Coming in at number 6 is Kwame Brown. Brown was drafted first overall (1,1) by the Washington Wizards in the 2001 NBA draft directly out of high school. This was prior to the one-and-done rule that is in place today and Brown was an exceptional high school talent at Glynn Academy in Georgia. In his final year in high school, he averaged 20.1 points, 13.3 rebounds, and 5.8 blocks.

Brown struggled during his early years in Washington and only had one season where he averaged more than 10 points and more than 6 rebounds per game. This is probably more proof that there are only a handful of players that can jump from high school sports to the professional level, i.e. LeBron James, and Kevin Garnett.

Once leaving Washington he bounced around to the Los Angeles Lakers, the Memphis Grizzlies, the Detroit Pistons, the Charlotte Hornets, and the Golden State Warriors. In those five stops, he battled injuries and never again averaged more than 9 points or 7 rebounds per game in those cities. The expectation of players drafted with the top overall pick is much higher than this and Brown could be categorized as a bust at this point in his career.

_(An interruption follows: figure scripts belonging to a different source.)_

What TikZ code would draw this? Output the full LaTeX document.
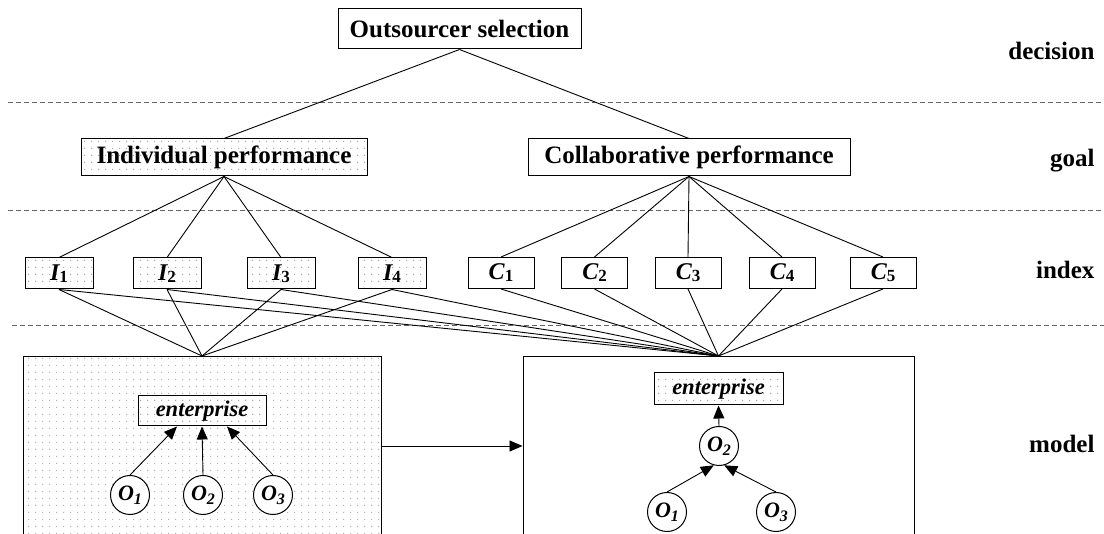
\documentclass[tikz,border=0pt]{standalone}
\usepackage{fontspec}
\setmainfont{Liberation Serif}
\usetikzlibrary{arrows.meta,patterns,calc}
\pgfdeclarepatternformonly{sdots}{\pgfpointorigin}{\pgfpoint{7pt}{7pt}}{\pgfpoint{7pt}{7pt}}{\pgfpathrectangle{\pgfpointorigin}{\pgfpoint{1.3pt}{1.3pt}}\pgfusepath{fill}}
\newcommand{\mysub}[1]{\raisebox{-2pt}{\fontsize{17}{17}\selectfont #1}}
\newcommand{\mysubo}[1]{\raisebox{-4pt}{\fontsize{16}{16}\selectfont #1}}
\begin{document}
\begin{tikzpicture}[x=1pt,y=-1pt,
  box/.style={draw, line width=1pt, inner sep=0pt, fill=white, font=\fontsize{25}{28}\selectfont\bfseries},
  dotbox/.style={box, pattern=sdots, pattern color=gray!70},
  idx/.style={font=\fontsize{24}{28}\selectfont\bfseries\itshape, minimum height=31},
  ent/.style={dotbox, font=\fontsize{22.5}{26}\selectfont\bfseries\itshape},
  circ/.style={circle, draw, line width=1pt, fill=white, minimum size=39, inner sep=0pt, font=\fontsize{22}{26}\selectfont\bfseries\itshape},
  model/.style={draw, line width=1pt, minimum height=200, anchor=north},
  ln/.style={draw, line width=0.9pt},
  arr/.style={ln, -{Triangle[length=13pt,width=11pt]}},
  sep/.style={draw, line width=1pt, gray!80!black, dash pattern=on 5pt off 3pt},
  lab/.style={anchor=base east, font=\fontsize{25}{28}\selectfont\bfseries}]
\useasboundingbox (0,0) rectangle (1104,534);
\clip (0,0) rectangle (1104,534);

% separators
\draw[sep] (8,103) -- (1104,103);
\draw[sep] (8,211) -- (1104,211);
\draw[sep] (12,326) -- (1104,326);

% level labels
\node[lab] (ld) at (1098,60) {decision};
\node[lab] (lg) at (1098,167) {goal};
\node[lab] (li) at (1098,279) {index};
\node[lab] (lm) at (1098,453) {model};

% top levels
\node[box, minimum width=243, minimum height=40] (OS) at (459.5,29) {Outsourcer selection};
\node[dotbox, minimum width=286, minimum height=37] (IP) at (224,157.5) {Individual performance};
\node[box, minimum width=322, minimum height=37] (CP) at (689,157.5) {Collaborative performance};

% index boxes
\foreach \x/\n in {59/1,167/2,281/3,392/4}
  \node[dotbox, idx, minimum width=68] (I\n) at (\x,273.5) {I\mysub{\upshape\n}};
\foreach \x/\n in {501/1,594.5/2,688/3,782/4,883/5}
  \node[box, idx, minimum width=66] (C\n) at (\x,273) {C\mysub{\upshape\n}};

% model boxes
\node[model, pattern=sdots, pattern color=gray!60, minimum width=358] (LM) at (202,356) {};
\node[model, fill=white, minimum width=391] (RM) at (718.5,356) {};

% left model content
\node[ent, minimum width=128, minimum height=30] (E1) at (202,411) {enterprise};
\node[circ] (L1) at (130,495) {O\mysubo{1}};
\node[circ] (L2) at (203,495) {O\mysubo{2}};
\node[circ] (L3) at (273,495) {O\mysubo{3}};

% right model content
\node[ent, minimum width=129, minimum height=32] (E2) at (718.5,389) {enterprise};
\node[circ] (R2) at (719,446) {O\mysubo{2}};
\node[circ] (R1) at (667,512) {O\mysubo{1}};
\node[circ] (R3) at (776,512) {O\mysubo{3}};

% connectors
\draw[ln] (OS.south) -- (IP.north);
\draw[ln] (OS.south) -- (CP.north);
\foreach \n in {1,...,4} \draw[ln] (IP.south) -- (I\n.north);
\foreach \n in {1,...,5} \draw[ln] (CP.south) -- (C\n.north);
\foreach \n in {1,...,4} {
  \draw[ln] (I\n.south) -- (LM.north);
  \draw[ln] (I\n.south) -- (RM.north);
}
\foreach \n in {1,...,5} \draw[ln] (C\n.south) -- (RM.north);

\draw[arr] (L1.north) -- ($(E1.south)+(-25,0)$);
\draw[arr] (L2.north) -- (E1.south);
\draw[arr] (L3.north) -- ($(E1.south)+(25,0)$);
\draw[arr] ($(LM.north east)+(0,90)$) -- ($(RM.north west)+(0,90)$);
\draw[arr] (R2.north) -- (E2.south);
\draw[arr] (R1.north) -- (R2.-105);
\draw[arr] (R3.north) -- (R2.-75);
\end{tikzpicture}
\end{document}
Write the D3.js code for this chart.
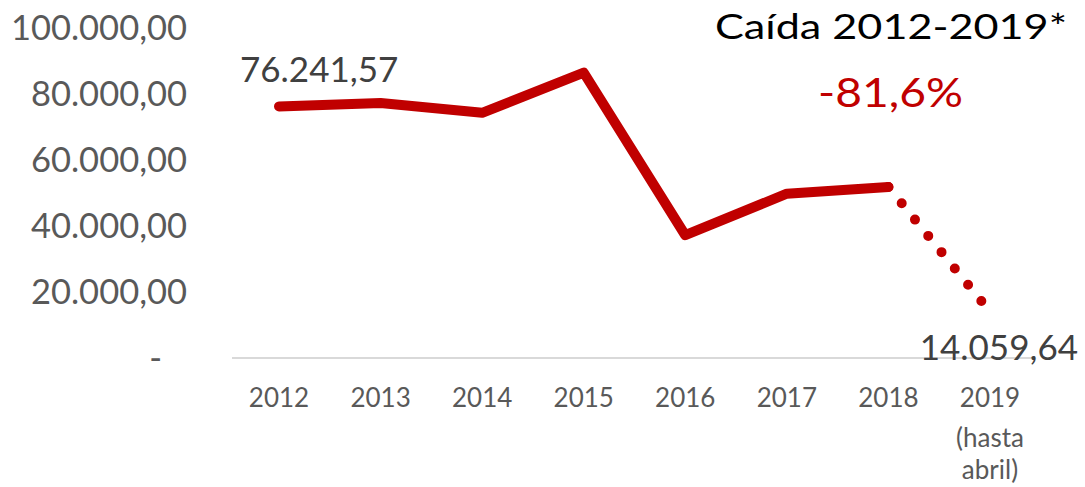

After 11 seasons in the league and clearly on the decline, the Philadelphia 76ers for some reason decided to sign Brown to a 2-year, $5.8 million contract. Brown appeared in only 22 games for the Sixers in the 2012-2013 season, starting 11 of those games. He averaged 1.9 points, 3.4 rebounds, and 0.5 blocks per game and was a non-factor.

Heading into the 2013-2014 season, it was clear Brown would likely not be a contributing member of this team, and following a hamstring injury, he was waived by the Sixers prior to the start of regular season games. It still baffles me why the Sixers brought Brown in for those two years. He was out of the league after his time with the Sixers, a parallel to Bayless on the previous slide.

There must be something about a player towards the end of his career that the Sixers think has value and that they can get more out of him than the rest of the league. As has been seen so far, that has not worked out so well for them.